Transcribe every entry word for word. Skip the pictures.

> _DATA PROVIDED_
--- BEGIN ---

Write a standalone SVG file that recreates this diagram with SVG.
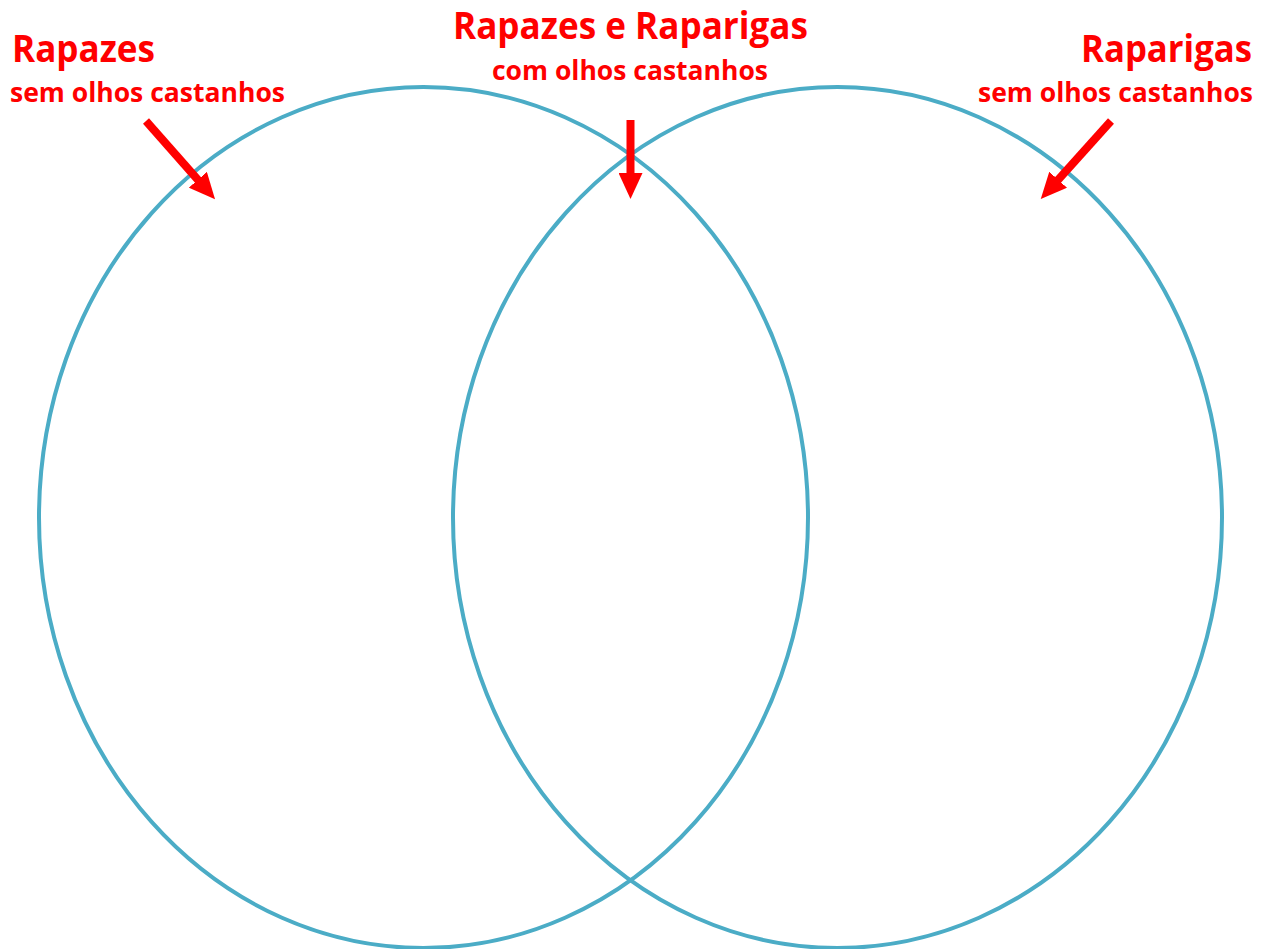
<svg xmlns="http://www.w3.org/2000/svg" width="1269" height="949" viewBox="0 0 1269 949">
<style>
.set{fill:none;stroke:#4BACC6;stroke-width:4}
.t{font-family:"Open Sans","Liberation Sans",sans-serif;font-weight:bold;fill:#FF0000}
.big{font-size:37px}
.small{font-size:26px}
.arr{stroke:#FF0000;stroke-width:8;fill:none;marker-end:url(#head)}
</style>
<defs>
<marker id="head" markerUnits="userSpaceOnUse" viewBox="0 0 26 24" refX="1" refY="12" markerWidth="26" markerHeight="24" orient="auto">
<polygon points="0,0 26,12 0,24" fill="#FF0000"/>
</marker>
</defs>
<rect width="1269" height="949" fill="#FFFFFF"/>
<g id="set-rapazes"><ellipse class="set" cx="423.5" cy="517.5" rx="384.5" ry="430.5"/></g>
<g id="set-raparigas"><ellipse class="set" cx="837.5" cy="517.5" rx="384.5" ry="430.5"/></g>
<g id="label-rapazes">
<text class="t big" x="12" y="62" textLength="143" lengthAdjust="spacingAndGlyphs">Rapazes</text>
<text class="t small" x="10" y="102" textLength="275" lengthAdjust="spacingAndGlyphs">sem olhos castanhos</text>
</g>
<g id="label-ambos">
<text class="t big" x="453" y="39" textLength="355" lengthAdjust="spacingAndGlyphs">Rapazes e Raparigas</text>
<text class="t small" x="492" y="80" textLength="276" lengthAdjust="spacingAndGlyphs">com olhos castanhos</text>
</g>
<g id="label-raparigas">
<text class="t big" x="1081" y="62" textLength="171" lengthAdjust="spacingAndGlyphs">Raparigas</text>
<text class="t small" x="978" y="102" textLength="275" lengthAdjust="spacingAndGlyphs">sem olhos castanhos</text>
</g>
<g id="connectors">
<line class="arr" x1="146" y1="121" x2="198.5" y2="180.5"/>
<line class="arr" x1="630.5" y1="120" x2="630.5" y2="174"/>
<line class="arr" x1="1111" y1="121" x2="1057.5" y2="180.5"/>
</g>
</svg>
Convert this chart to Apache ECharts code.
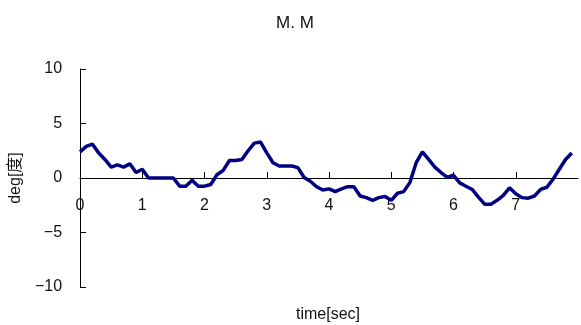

--- END ---

> _REPLY TO THE TASK_
Write a standalone SVG file that recreates this diagram with SVG.
<svg xmlns="http://www.w3.org/2000/svg" width="1269" height="949" viewBox="0 0 1269 949">
<style>
.set{fill:none;stroke:#4BACC6;stroke-width:4}
.t{font-family:"Open Sans","Liberation Sans",sans-serif;font-weight:bold;fill:#FF0000}
.big{font-size:37px}
.small{font-size:26px}
.arr{stroke:#FF0000;stroke-width:8;fill:none;marker-end:url(#head)}
</style>
<defs>
<marker id="head" markerUnits="userSpaceOnUse" viewBox="0 0 26 24" refX="1" refY="12" markerWidth="26" markerHeight="24" orient="auto">
<polygon points="0,0 26,12 0,24" fill="#FF0000"/>
</marker>
</defs>
<rect width="1269" height="949" fill="#FFFFFF"/>
<g id="set-rapazes"><ellipse class="set" cx="423.5" cy="517.5" rx="384.5" ry="430.5"/></g>
<g id="set-raparigas"><ellipse class="set" cx="837.5" cy="517.5" rx="384.5" ry="430.5"/></g>
<g id="label-rapazes">
<text class="t big" x="12" y="62" textLength="143" lengthAdjust="spacingAndGlyphs">Rapazes</text>
<text class="t small" x="10" y="102" textLength="275" lengthAdjust="spacingAndGlyphs">sem olhos castanhos</text>
</g>
<g id="label-ambos">
<text class="t big" x="453" y="39" textLength="355" lengthAdjust="spacingAndGlyphs">Rapazes e Raparigas</text>
<text class="t small" x="492" y="80" textLength="276" lengthAdjust="spacingAndGlyphs">com olhos castanhos</text>
</g>
<g id="label-raparigas">
<text class="t big" x="1081" y="62" textLength="171" lengthAdjust="spacingAndGlyphs">Raparigas</text>
<text class="t small" x="978" y="102" textLength="275" lengthAdjust="spacingAndGlyphs">sem olhos castanhos</text>
</g>
<g id="connectors">
<line class="arr" x1="146" y1="121" x2="198.5" y2="180.5"/>
<line class="arr" x1="630.5" y1="120" x2="630.5" y2="174"/>
<line class="arr" x1="1111" y1="121" x2="1057.5" y2="180.5"/>
</g>
</svg>
Convert this chart to Apache ECharts code.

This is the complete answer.